Imagine you've just witnessed the most extravagant fireworks show. The sky was ablaze with colors, and then, as the last spark fades, you're left with wisps of smoke and the memory of the spectacle. Stars, much like these fireworks, have their own grand finales. When a star has burned through its fuel, it doesn't just vanish into the night sky; it leaves behind a stellar remnant—a cosmic testament to its former glory.
Now, depending on the original mass of the star, this remnant can be one of three fascinating objects: a white dwarf, a neutron star, or a black hole. Let's break these down with some analogies that'll stick with you like gum on a hot sidewalk.
First up is the white dwarf. Picture an elephant squished into a suitcase—immense weight in a surprisingly small package. That's your white dwarf: what remains when a star like our Sun collapses under its own gravity and packs its mass into an Earth-sized sphere.

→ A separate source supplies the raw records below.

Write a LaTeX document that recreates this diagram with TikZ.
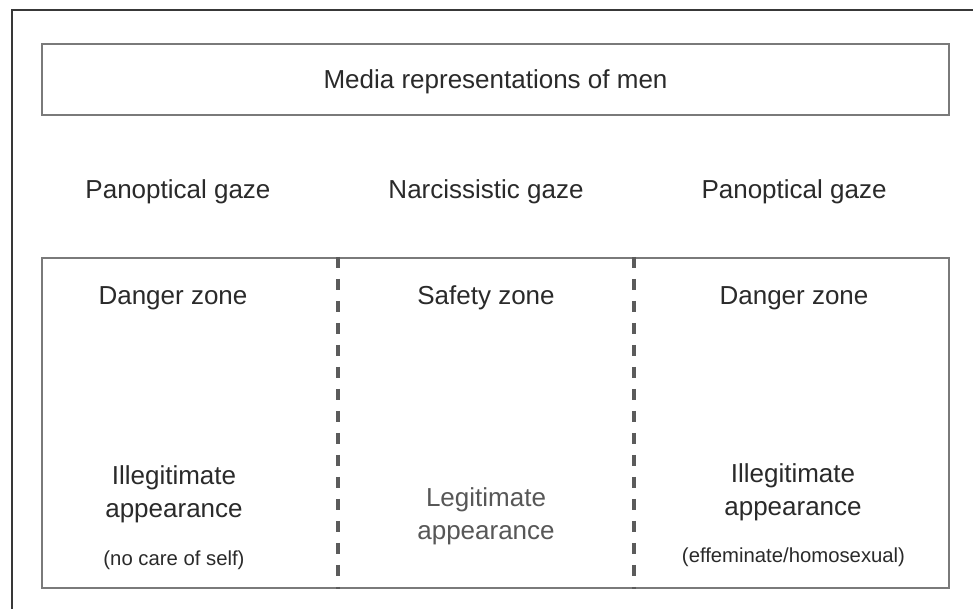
\documentclass[tikz,border=0pt]{standalone}
\usepackage{fontspec}
\setmainfont{Liberation Sans}
\definecolor{mrInk}{HTML}{2A2A2A}
\definecolor{mrSoft}{HTML}{575757}
\definecolor{mrLine}{HTML}{7A7A7A}
\definecolor{mrFrame}{HTML}{383838}
\tikzset{
  mr-box/.style={
    rectangle, draw=mrLine, line width=2.2pt, inner sep=0pt
  },
  mr-frame/.style={draw=mrFrame, line width=2.6pt},
  mr-split/.style={
    draw=mrLine!75!black, line width=3.2pt, dash pattern=on 11.5pt off 10.5pt
  },
  mr-label/.style={
    text=mrInk, font=\fontsize{26}{33}\selectfont, align=center,
    anchor=base, inner sep=0pt
  },
  mr-note/.style={
    text=mrInk, font=\fontsize{20.3}{24}\selectfont, anchor=base, inner sep=0pt
  },
}

\begin{document}
\begin{tikzpicture}[x=1pt, y=-1pt]
  \useasboundingbox (0,0) rectangle (973,608);
  \clip (0,0) rectangle (973,608);
  \fill[white] (0,0) rectangle (973,608);
  \draw[mr-frame] (12,10) rectangle (1000,640);

  % title box and zone box
  \node[mr-box, minimum width=907pt, minimum height=71pt, text depth=0pt,
        text=mrInk, font=\fontsize{26}{30}\selectfont]
                                                (media) at (495.5,79.5) {Media representations of men};
  \node[mr-box, minimum width=907pt, minimum height=330pt]
                                                (zones) at (495.5,423) {};

  \coordinate (cut1) at (338,0);
  \coordinate (cut2) at (634,0);
  \draw[mr-split] (zones.north -| cut1) -- (zones.south -| cut1);
  \draw[mr-split] (zones.north -| cut2) -- (zones.south -| cut2);

  % gazes
  \node[mr-label] (gazeL) at (178,198) {Panoptical gaze};
  \node[mr-label] (gazeM) at (486,198) {Narcissistic gaze};
  \node[mr-label] (gazeR) at (794,198) {Panoptical gaze};

  % zones
  \node[mr-label] (zoneL) at (173,304) {Danger zone};
  \node[mr-label] (zoneM) at (486,304) {Safety zone};
  \node[mr-label] (zoneR) at (794,304) {Danger zone};

  % appearances (base = last line)
  \node[mr-label] (lookL) at (174,517) {Illegitimate\\appearance};
  \node[mr-label, text=mrSoft] (lookM) at (486,539) {Legitimate\\appearance};
  \node[mr-label] (lookR) at (793,515) {Illegitimate\\appearance};

  \node[mr-note] (noteL) at (174,565) {(no care of self)};
  \node[mr-note] (noteR) at (793.5,562) {(effeminate/homosexual)};
\end{tikzpicture}
\end{document}
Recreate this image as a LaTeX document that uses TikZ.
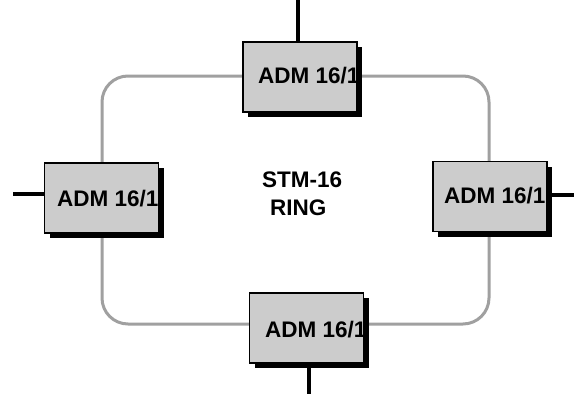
\documentclass[tikz,border=0pt]{standalone}
\usepackage{fontspec}
\setmainfont{Liberation Sans}
\usetikzlibrary{shadows}
\definecolor{boxgrey}{RGB}{204,204,204}
\definecolor{ringgrey}{RGB}{160,160,160}
\tikzset{
  admbox/.style={draw=black, line width=1.7pt, fill=boxgrey, minimum width=114pt, minimum height=70pt, inner sep=0pt,
    drop shadow={shadow xshift=5pt, shadow yshift=-5pt, fill=black, opacity=1}},
  admtext/.style={anchor=base west, inner sep=0pt, font=\bfseries\fontsize{22.5}{26}\selectfont},
  ring/.style={draw=ringgrey, line width=3pt, rounded corners=26pt},
  stub/.style={draw=black, line width=3.5pt}
}
\begin{document}
\begin{tikzpicture}[x=1pt, y=-1pt]
\useasboundingbox (0,0) rectangle (574,394);
% ring
\coordinate (r1) at (102,76);
\coordinate (r2) at (489,324);
\draw[ring] (r1) rectangle (r2);
% stubs end points
\coordinate (tS) at (298,0);
\coordinate (lS) at (13,194);
\coordinate (rS) at (574,195);
\coordinate (bS) at (309,394);
% boxes
\node[admbox] (top) at (300,77) {};
\node[admbox] (left) at (101.5,198) {};
\node[admbox] (right) at (490,196.5) {};
\node[admbox] (bottom) at (306.5,328) {};
% stubs
\draw[stub] (tS) -- (tS |- top.north);
\draw[stub] (lS) -- (lS -| left.west);
\draw[stub] (rS -| right.east) -- (rS);
\draw[stub] (bS |- bottom.south) -- (bS);
% labels
\node[admtext] (ttop) at (258,83) {ADM 16/1};
\node[admtext] (tleft) at (57,206) {ADM 16/1};
\node[admtext] (tright) at (444,203) {ADM 16/1};
\node[admtext] (tbottom) at (265,337) {ADM 16/1};
\node[admtext] (stm) at (262,187) {STM-16};
\node[admtext] (ringlbl) at (270,215) {RING};
\end{tikzpicture}
\end{document}
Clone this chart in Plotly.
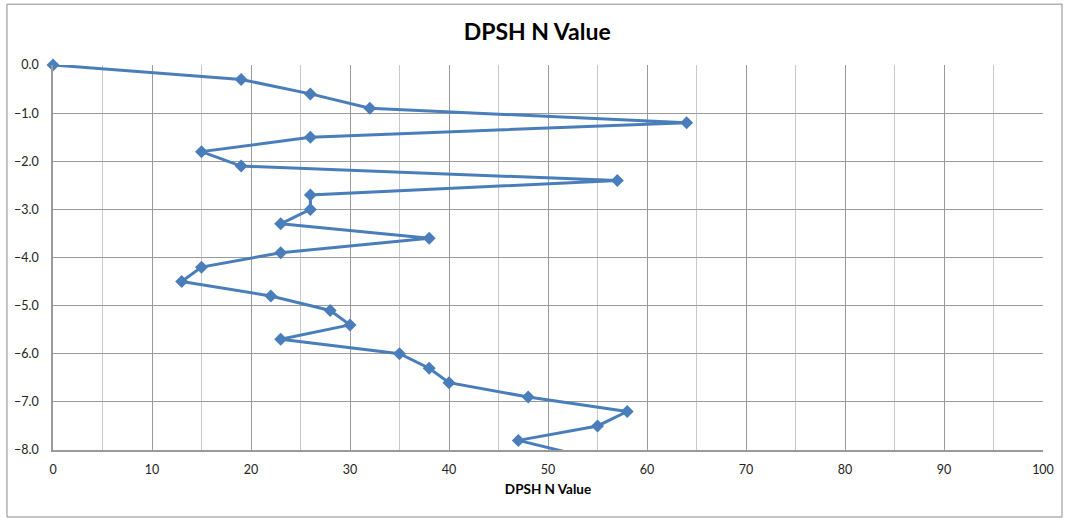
import plotly.graph_objects as go

n_value = [0, 19, 26, 32, 64, 26, 15, 19, 57, 26, 26, 23, 38, 23, 15, 13, 22, 28, 30, 23,
           35, 38, 40, 48, 58, 55, 47, 53]
depth = [0.0, -0.3, -0.6, -0.9, -1.2, -1.5, -1.8, -2.1, -2.4, -2.7, -3.0, -3.3, -3.6, -3.9,
         -4.2, -4.5, -4.8, -5.1, -5.4, -5.7, -6.0, -6.3, -6.6, -6.9, -7.2, -7.5, -7.8, -8.1]
x_range = [0, 100]
y_range = [-8, 0]
title = "DPSH N Value"
x_title = "DPSH N Value"

color = "#4a7ebb"
fig = go.Figure()
fig.add_trace(go.Scatter(x=n_value, y=depth, mode="lines",
                         line=dict(color=color, width=3), showlegend=False, hoverinfo="skip"))
vis = [(x, y) for x, y in zip(n_value, depth) if y >= y_range[0]]
fig.add_trace(go.Scatter(x=[v[0] for v in vis], y=[v[1] for v in vis], mode="markers",
                         marker=dict(symbol="diamond", size=10, color=color),
                         cliponaxis=False, showlegend=False))

fig.update_layout(
    width=1068, height=518,
    margin=dict(l=53, r=25, t=65, b=68),
    paper_bgcolor="white", plot_bgcolor="white",
    font=dict(family="Lato, Open Sans, sans-serif", size=12.5, color="#222"),
    title=dict(text="<b>" + title + "</b>", x=0.503, xanchor="center", y=0.938, yanchor="middle",
               font=dict(size=23, color="#000")),
    xaxis=dict(range=x_range, dtick=10, showgrid=True, gridcolor="#9a9a9a", gridwidth=1,
               minor=dict(dtick=5, showgrid=True, gridcolor="#c8c8c8", gridwidth=1),
               showline=True, linecolor="#9a9a9a", linewidth=1.5, zeroline=False,
               ticks="", ticklabelstandoff=7,
               title=dict(text="<b>" + x_title + "</b>", font=dict(size=13.5, color="#000"), standoff=9)),
    yaxis=dict(range=y_range, dtick=1, tickformat=".1f", showgrid=True, gridcolor="#9a9a9a",
               gridwidth=1, showline=True, linecolor="#9a9a9a", linewidth=1.5, zeroline=False,
               ticks="", ticklabelstandoff=10),
    shapes=[dict(type="rect", xref="paper", yref="paper", x0=-0.0465, x1=1.0192,
                 y0=-0.174, y1=1.158, line=dict(color="#8c8c8c", width=1), layer="below")],
)
fig.write_html("out.html", config={"displayModeBar": False},
               post_script="document.body.style.margin='0';document.body.style.overflow='hidden';")
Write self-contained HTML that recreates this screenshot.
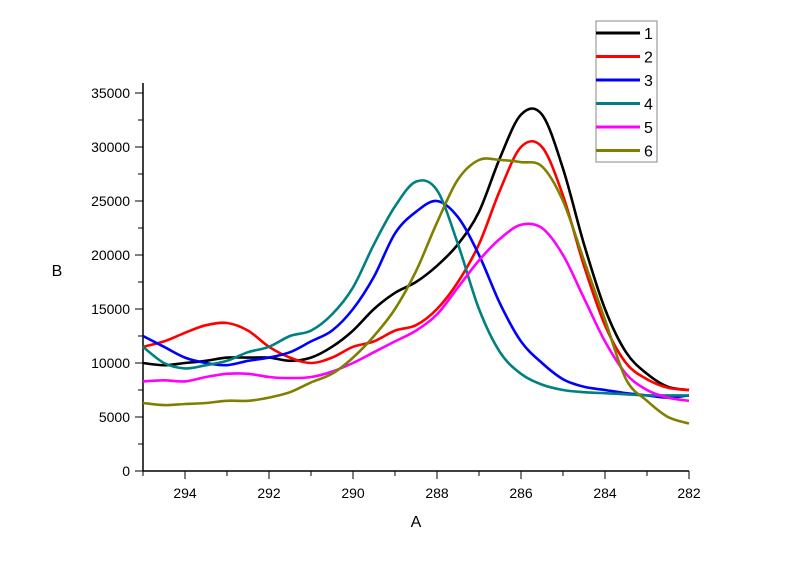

Next in line is the neutron star. This one's even wilder—imagine cramming Mount Everest into a soda can! Neutron stars are incredibly dense; just a teaspoon of their material would weigh about as much as Mount Everest! They're what you get when larger stars explode in supernovae and their cores collapse.
Last but not least is the black hole—the enigmatic heavyweight champion of weirdness in space. If we were to continue our analogy here, we'd need something so dense that it's off our everyday scale—like squeezing the entire Earth into a marble. Black holes are so dense that not even light can escape their gravitational pull.
Each of these remnants tells us a story—a cosmic narrative about power, transformation, and endurance over astronomical timescales. They're not just leftovers; they're space's treasure troves of physics-defying phenomena and keys to understanding how our universe works at its most extreme.
So next time you look up at the stars twinkling above you or catch that firework show on a warm summer evening, remember that every end is just the beginning for something else out there in the vast cosmos—something quite extraordinary indeed.